Record set:
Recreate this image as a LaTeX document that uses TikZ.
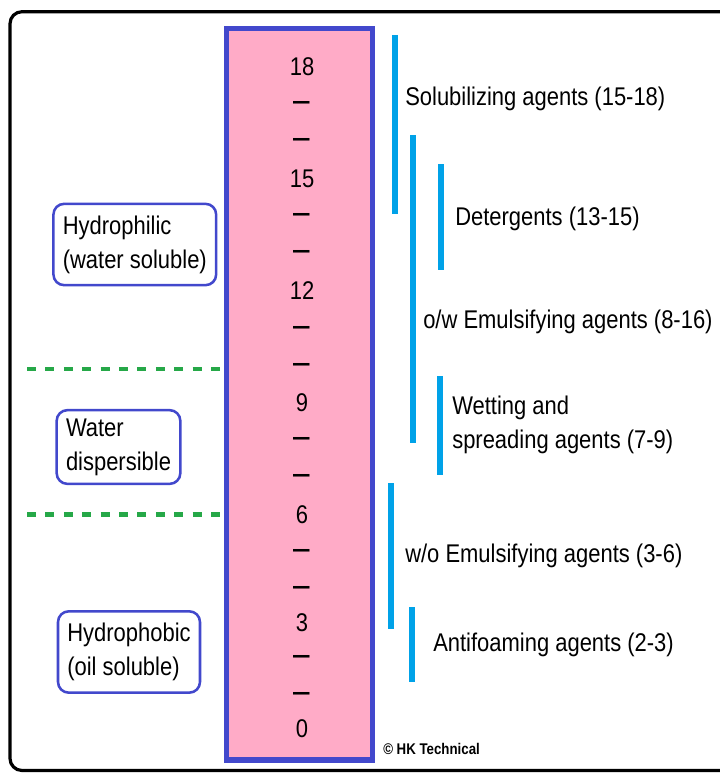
\documentclass[tikz,border=0pt]{standalone}
\usepackage{fontspec}
\setmainfont{Liberation Sans}[FakeStretch=0.858]
\usetikzlibrary{positioning,backgrounds}
\definecolor{scalepink}{RGB}{255,171,199}
\definecolor{scaleblue}{RGB}{66,72,204}
\definecolor{rangecyan}{RGB}{0,162,232}
\definecolor{zonegreen}{RGB}{38,168,72}
\newcommand{\hlbfont}{\fontsize{19.2}{25.5}\selectfont}
\newcommand{\tickdash}{\scalebox{1.35}[1.5]{–}}
\tikzset{
  outerframe/.style={
    draw=black,
    line width=2.4pt,
    rounded corners=9pt
  },
  scalecol/.style={
    draw=scaleblue,
    fill=scalepink,
    line width=4.1pt,
    minimum width=109.5pt,
    minimum height=548.6pt,
    inner sep=0pt
  },
  hlbtick/.style={font=\hlbfont, anchor=base, inner sep=0pt},
  zonebox/.style={
    draw=scaleblue,
    line width=1.9pt,
    rounded corners=8pt,
    align=left,
    font=\hlbfont,
    inner xsep=7pt,
    inner ysep=8.8pt
  },
  zoneline/.style={draw=zonegreen, line width=3.7pt, dash pattern=on 6.8pt off 7pt},
  rangebar/.style={draw=rangecyan, line width=4.9pt},
  agent/.style={font=\hlbfont, anchor=base west, inner sep=0pt},
  credit/.style={font=\bfseries\fontsize{11.6}{14}\selectfont, anchor=base west, inner sep=0pt},
}

\begin{document}
\begin{tikzpicture}[x=0.75pt, y=-0.75pt]
\useasboundingbox (0,0) rectangle (719,774);

% Outer frame
\draw[outerframe] (10,11.7) rectangle (745,770.5);

% HLB scale column
\node[scalecol] (scale) at (299.5,394.3) {};
\foreach \t/\b [count=\i] in {18/75, \tickdash/112, \tickdash/149, 15/187, \tickdash/224,
    \tickdash/261, 12/299, \tickdash/337, \tickdash/374, 9/411, \tickdash/448, \tickdash/485,
    6/523, \tickdash/560, \tickdash/597, 3/631, \tickdash/666, \tickdash/703, 0/737.5}
  \node[hlbtick] (tick\i) at (302,\b) {\t};

% Solubility zones
\coordinate (zoneA) at (27,369);
\coordinate (zoneB) at (27,514.5);
\begin{scope}[on background layer]
  \draw[zoneline] (zoneA) -- (zoneA -| scale.west);
  \draw[zoneline] (zoneB) -- (zoneB -| scale.west);
\end{scope}
\node[zonebox] (philic) at (134.8,244.5) {Hydrophilic\\(water soluble)};
\node[zonebox, inner ysep=6.3pt] (dispers) at (118.5,447) {Water\\dispersible};
\node[zonebox] (phobic) at (129,652) {Hydrophobic\\(oil soluble)};

% Application ranges
\draw[rangebar] (395,35) -- (395,214);
\draw[rangebar] (413,135) -- (413,443);
\draw[rangebar] (441,164) -- (441,270);
\draw[rangebar] (440,376) -- (440,475);
\draw[rangebar] (391,483) -- (391,629);
\draw[rangebar] (412,607) -- (412,682);

\node[agent] (solub) at (405,105) {Solubilizing agents (15-18)};
\node[agent] (deterg) at (455,225) {Detergents (13-15)};
\node[agent] (owemul) at (423,328) {o/w Emulsifying agents (8-16)};
\node[agent, anchor=west, align=left] (wetting) at (452,425) {Wetting and\\spreading agents (7-9)};
\node[agent] (woemul) at (405,562.7) {w/o Emulsifying agents (3-6)};
\node[agent] (antifoam) at (433,651.7) {Antifoaming agents (2-3)};

\node[credit] (copy) at (383,754) {© HK Technical};

\end{tikzpicture}
\end{document}
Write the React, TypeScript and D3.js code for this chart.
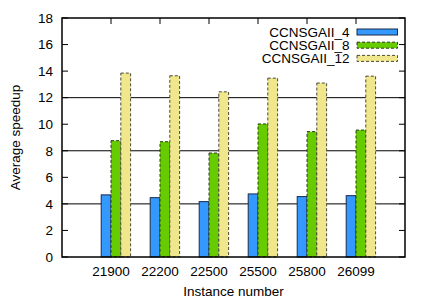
import React from "react";
import * as d3 from "d3";

const categories = ["21900", "22200", "22500", "25500", "25800", "26099"];
const seriesNames = ["CCNSGAII_4", "CCNSGAII_8", "CCNSGAII_12"];
const ccnsgaii4 = [4.68, 4.47, 4.17, 4.75, 4.55, 4.62];
const ccnsgaii8 = [8.76, 8.68, 7.83, 10.02, 9.44, 9.56];
const ccnsgaii12 = [13.85, 13.65, 12.44, 13.47, 13.1, 13.62];
const yTicks = [0, 2, 4, 6, 8, 10, 12, 14, 16, 18];
const gridValues = [4, 8, 12];

const W = 432;
const H = 303;
const L = 62, R = 405, T = 18, B = 257;
const FONT = "'Liberation Sans', Arial, Helvetica, sans-serif";
const FS = 13.5;

const styles = [
  { fill: "#3399ff", stroke: "#1a2a4a", dash: "" },
  { fill: "#66cc00", stroke: "#2a3a1a", dash: "3,2" },
  { fill: "#f0e68c", stroke: "#4a4a3a", dash: "3,2" },
];

export default function App() {
  const x = d3.scaleLinear().domain([-1, 6]).range([L, R]);
  const y = d3.scaleLinear().domain([0, 18]).range([B, T]);
  const series = [ccnsgaii4, ccnsgaii8, ccnsgaii12];
  const bw = x(0.2) - x(0);

  return (
    <svg width={W} height={H} style={{ position: "fixed", left: 0, top: 0, background: "#fff" }} fontFamily={FONT}>
      <rect x={0} y={0} width={W} height={H} fill="#fff" />
      {gridValues.map((g) => (
        <line key={g} x1={L} x2={R} y1={y(g)} y2={y(g)} stroke="#000" strokeWidth={1} />
      ))}
      {/* y ticks */}
      {yTicks.map((t) => (
        <g key={t}>
          <line x1={L} x2={L + 6} y1={y(t)} y2={y(t)} stroke="#000" strokeWidth={1} />
          <line x1={R} x2={R - 6} y1={y(t)} y2={y(t)} stroke="#000" strokeWidth={1} />
          <text x={53} y={y(t)} dy="0.35em" textAnchor="end" fontSize={FS} fill="#000">{t}</text>
        </g>
      ))}
      {/* x ticks */}
      {categories.map((c, i) => (
        <g key={c}>
          <line x1={x(i)} x2={x(i)} y1={T} y2={T + 6} stroke="#000" strokeWidth={1} />
          <line x1={x(i)} x2={x(i)} y1={B} y2={B - 6} stroke="#000" strokeWidth={1} />
          <text x={x(i)} y={276} textAnchor="middle" fontSize={FS} fill="#000">{c}</text>
        </g>
      ))}
      {/* bars */}
      {series.map((vals, s) =>
        vals.map((v, i) => (
          <rect
            key={`${s}-${i}`}
            x={x(i - 0.2 + 0.2 * s)}
            y={y(v)}
            width={bw}
            height={y(0) - y(v)}
            fill={styles[s].fill}
            stroke={styles[s].stroke}
            strokeWidth={1}
            strokeDasharray={styles[s].dash || undefined}
          />
        ))
      )}
      {/* border */}
      <rect x={L} y={T} width={R - L} height={B - T} fill="none" stroke="#000" strokeWidth={1.5} />
      {/* legend */}
      {seriesNames.map((n, s) => {
        const cy = 32 + s * 13.2;
        return (
          <g key={n}>
            <rect x={357} y={cy - 3} width={40.5} height={6} fill={styles[s].fill} stroke={styles[s].stroke}
              strokeWidth={1} strokeDasharray={styles[s].dash || undefined} />
            <text x={349.5} y={cy} dy="0.35em" textAnchor="end" fontSize={FS} fill="#000">{n}</text>
          </g>
        );
      })}
      {/* axis labels */}
      <text x={(L + R) / 2} y={296} textAnchor="middle" fontSize={FS} fill="#000">Instance number</text>
      <text transform={`translate(19.5, ${(T + B) / 2}) rotate(-90)`} textAnchor="middle" fontSize={FS} fill="#000">Average speedup</text>
    </svg>
  );
}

Requirement: Make a word-for-word copy of the entries, without any pictures.

Final result:
Recreate this image as a LaTeX document that uses TikZ.
\documentclass[tikz,border=0pt]{standalone}
\usepackage{fontspec}
\setmainfont{Liberation Sans}[FakeStretch=0.858]
\usetikzlibrary{positioning,backgrounds}
\definecolor{scalepink}{RGB}{255,171,199}
\definecolor{scaleblue}{RGB}{66,72,204}
\definecolor{rangecyan}{RGB}{0,162,232}
\definecolor{zonegreen}{RGB}{38,168,72}
\newcommand{\hlbfont}{\fontsize{19.2}{25.5}\selectfont}
\newcommand{\tickdash}{\scalebox{1.35}[1.5]{–}}
\tikzset{
  outerframe/.style={
    draw=black,
    line width=2.4pt,
    rounded corners=9pt
  },
  scalecol/.style={
    draw=scaleblue,
    fill=scalepink,
    line width=4.1pt,
    minimum width=109.5pt,
    minimum height=548.6pt,
    inner sep=0pt
  },
  hlbtick/.style={font=\hlbfont, anchor=base, inner sep=0pt},
  zonebox/.style={
    draw=scaleblue,
    line width=1.9pt,
    rounded corners=8pt,
    align=left,
    font=\hlbfont,
    inner xsep=7pt,
    inner ysep=8.8pt
  },
  zoneline/.style={draw=zonegreen, line width=3.7pt, dash pattern=on 6.8pt off 7pt},
  rangebar/.style={draw=rangecyan, line width=4.9pt},
  agent/.style={font=\hlbfont, anchor=base west, inner sep=0pt},
  credit/.style={font=\bfseries\fontsize{11.6}{14}\selectfont, anchor=base west, inner sep=0pt},
}

\begin{document}
\begin{tikzpicture}[x=0.75pt, y=-0.75pt]
\useasboundingbox (0,0) rectangle (719,774);

% Outer frame
\draw[outerframe] (10,11.7) rectangle (745,770.5);

% HLB scale column
\node[scalecol] (scale) at (299.5,394.3) {};
\foreach \t/\b [count=\i] in {18/75, \tickdash/112, \tickdash/149, 15/187, \tickdash/224,
    \tickdash/261, 12/299, \tickdash/337, \tickdash/374, 9/411, \tickdash/448, \tickdash/485,
    6/523, \tickdash/560, \tickdash/597, 3/631, \tickdash/666, \tickdash/703, 0/737.5}
  \node[hlbtick] (tick\i) at (302,\b) {\t};

% Solubility zones
\coordinate (zoneA) at (27,369);
\coordinate (zoneB) at (27,514.5);
\begin{scope}[on background layer]
  \draw[zoneline] (zoneA) -- (zoneA -| scale.west);
  \draw[zoneline] (zoneB) -- (zoneB -| scale.west);
\end{scope}
\node[zonebox] (philic) at (134.8,244.5) {Hydrophilic\\(water soluble)};
\node[zonebox, inner ysep=6.3pt] (dispers) at (118.5,447) {Water\\dispersible};
\node[zonebox] (phobic) at (129,652) {Hydrophobic\\(oil soluble)};

% Application ranges
\draw[rangebar] (395,35) -- (395,214);
\draw[rangebar] (413,135) -- (413,443);
\draw[rangebar] (441,164) -- (441,270);
\draw[rangebar] (440,376) -- (440,475);
\draw[rangebar] (391,483) -- (391,629);
\draw[rangebar] (412,607) -- (412,682);

\node[agent] (solub) at (405,105) {Solubilizing agents (15-18)};
\node[agent] (deterg) at (455,225) {Detergents (13-15)};
\node[agent] (owemul) at (423,328) {o/w Emulsifying agents (8-16)};
\node[agent, anchor=west, align=left] (wetting) at (452,425) {Wetting and\\spreading agents (7-9)};
\node[agent] (woemul) at (405,562.7) {w/o Emulsifying agents (3-6)};
\node[agent] (antifoam) at (433,651.7) {Antifoaming agents (2-3)};

\node[credit] (copy) at (383,754) {© HK Technical};

\end{tikzpicture}
\end{document}
Write the React, TypeScript and D3.js code for this chart.
import React from "react";
import * as d3 from "d3";

const categories = ["21900", "22200", "22500", "25500", "25800", "26099"];
const seriesNames = ["CCNSGAII_4", "CCNSGAII_8", "CCNSGAII_12"];
const ccnsgaii4 = [4.68, 4.47, 4.17, 4.75, 4.55, 4.62];
const ccnsgaii8 = [8.76, 8.68, 7.83, 10.02, 9.44, 9.56];
const ccnsgaii12 = [13.85, 13.65, 12.44, 13.47, 13.1, 13.62];
const yTicks = [0, 2, 4, 6, 8, 10, 12, 14, 16, 18];
const gridValues = [4, 8, 12];

const W = 432;
const H = 303;
const L = 62, R = 405, T = 18, B = 257;
const FONT = "'Liberation Sans', Arial, Helvetica, sans-serif";
const FS = 13.5;

const styles = [
  { fill: "#3399ff", stroke: "#1a2a4a", dash: "" },
  { fill: "#66cc00", stroke: "#2a3a1a", dash: "3,2" },
  { fill: "#f0e68c", stroke: "#4a4a3a", dash: "3,2" },
];

export default function App() {
  const x = d3.scaleLinear().domain([-1, 6]).range([L, R]);
  const y = d3.scaleLinear().domain([0, 18]).range([B, T]);
  const series = [ccnsgaii4, ccnsgaii8, ccnsgaii12];
  const bw = x(0.2) - x(0);

  return (
    <svg width={W} height={H} style={{ position: "fixed", left: 0, top: 0, background: "#fff" }} fontFamily={FONT}>
      <rect x={0} y={0} width={W} height={H} fill="#fff" />
      {gridValues.map((g) => (
        <line key={g} x1={L} x2={R} y1={y(g)} y2={y(g)} stroke="#000" strokeWidth={1} />
      ))}
      {/* y ticks */}
      {yTicks.map((t) => (
        <g key={t}>
          <line x1={L} x2={L + 6} y1={y(t)} y2={y(t)} stroke="#000" strokeWidth={1} />
          <line x1={R} x2={R - 6} y1={y(t)} y2={y(t)} stroke="#000" strokeWidth={1} />
          <text x={53} y={y(t)} dy="0.35em" textAnchor="end" fontSize={FS} fill="#000">{t}</text>
        </g>
      ))}
      {/* x ticks */}
      {categories.map((c, i) => (
        <g key={c}>
          <line x1={x(i)} x2={x(i)} y1={T} y2={T + 6} stroke="#000" strokeWidth={1} />
          <line x1={x(i)} x2={x(i)} y1={B} y2={B - 6} stroke="#000" strokeWidth={1} />
          <text x={x(i)} y={276} textAnchor="middle" fontSize={FS} fill="#000">{c}</text>
        </g>
      ))}
      {/* bars */}
      {series.map((vals, s) =>
        vals.map((v, i) => (
          <rect
            key={`${s}-${i}`}
            x={x(i - 0.2 + 0.2 * s)}
            y={y(v)}
            width={bw}
            height={y(0) - y(v)}
            fill={styles[s].fill}
            stroke={styles[s].stroke}
            strokeWidth={1}
            strokeDasharray={styles[s].dash || undefined}
          />
        ))
      )}
      {/* border */}
      <rect x={L} y={T} width={R - L} height={B - T} fill="none" stroke="#000" strokeWidth={1.5} />
      {/* legend */}
      {seriesNames.map((n, s) => {
        const cy = 32 + s * 13.2;
        return (
          <g key={n}>
            <rect x={357} y={cy - 3} width={40.5} height={6} fill={styles[s].fill} stroke={styles[s].stroke}
              strokeWidth={1} strokeDasharray={styles[s].dash || undefined} />
            <text x={349.5} y={cy} dy="0.35em" textAnchor="end" fontSize={FS} fill="#000">{n}</text>
          </g>
        );
      })}
      {/* axis labels */}
      <text x={(L + R) / 2} y={296} textAnchor="middle" fontSize={FS} fill="#000">Instance number</text>
      <text transform={`translate(19.5, ${(T + B) / 2}) rotate(-90)`} textAnchor="middle" fontSize={FS} fill="#000">Average speedup</text>
    </svg>
  );
}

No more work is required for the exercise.